In the realm of emotional betrayal, there’s a common interpretation:

Betrayal happens because there are issues in the marriage.

At first glance, it seems reasonable. If the marriage is fine, why would there be betrayal?

Many who have experienced betrayal tend to trace back to their marriage, identifying where the problems arose between them, often unaware at the time.

This kind of reflection usually uncovers some issues. You may realize there were conflicts between you two that were not resolved completely, leading to consequences now. You might blame yourself, thinking if you had solved those problems back then, you wouldn’t be facing betrayal today.

You would regret and blame yourself.

However, this is a completely wrong approach—betrayal and marital problems are not directly related.

Look at the many marriages in real life. How many couples have no conflicts? If every time there’s a problem in the marriage, someone chooses to betray, then perhaps there are no faithful marriages left in the world.

Conflicts and differences are inevitable in marriage. Two individuals with various backgrounds trying to come together and form a close relationship—how could there not be conflicts and differences?

When conflicts arise in a marriage, it shows one’s views on marriage and family, ultimately reflecting on one’s character.

Some people, even in terrible marriages, won’t betray. At most, they choose to end the relationship. On the other hand, some, even in happy marriages, still betray and often want to maintain the marriage’s facade.

Why blame betrayal on marital issues?

People always try to interpret betrayal and after it happens, attempt to find solutions. But if you can’t pinpoint the root cause, how can you solve the problem correctly?

In the initial stages of betrayal, you wouldn’t think from this perspective. So, who influenced you?

The first person who influenced you is, of course, the one who betrayed you.

It’s not surprising because those who betray often try to evade responsibility. After betraying you, they will shift the blame onto you, making you carry the burden.

“You’re not good enough, you don’t treat me well…” such accusations can go on and on.

Do you believe them?
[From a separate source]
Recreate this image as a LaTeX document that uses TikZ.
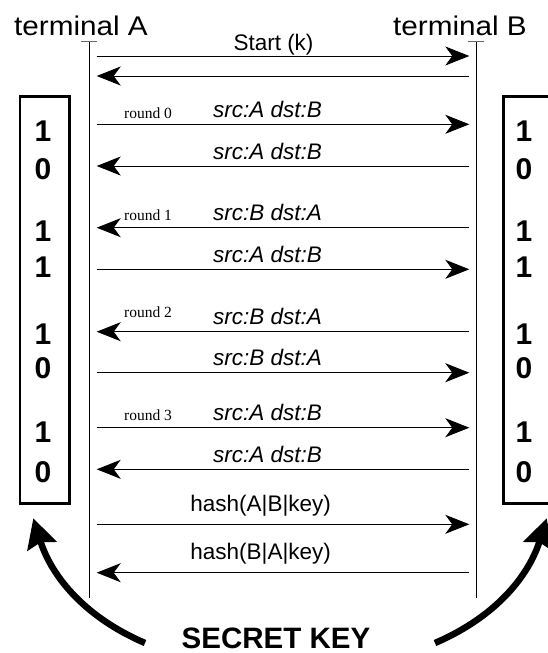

Do you think these are valid reasons?

If you do, you’re falling into a trap because they are just finding excuses to dismiss you, and you’re taking it seriously.

If they say you don’t care enough, you change yourself, send messages regularly, call to greet, do everything perfectly when you’re home, show care in every detail. What happens? They might get annoyed because it’s just an excuse!

The second group that influences you could be counselors or similar roles.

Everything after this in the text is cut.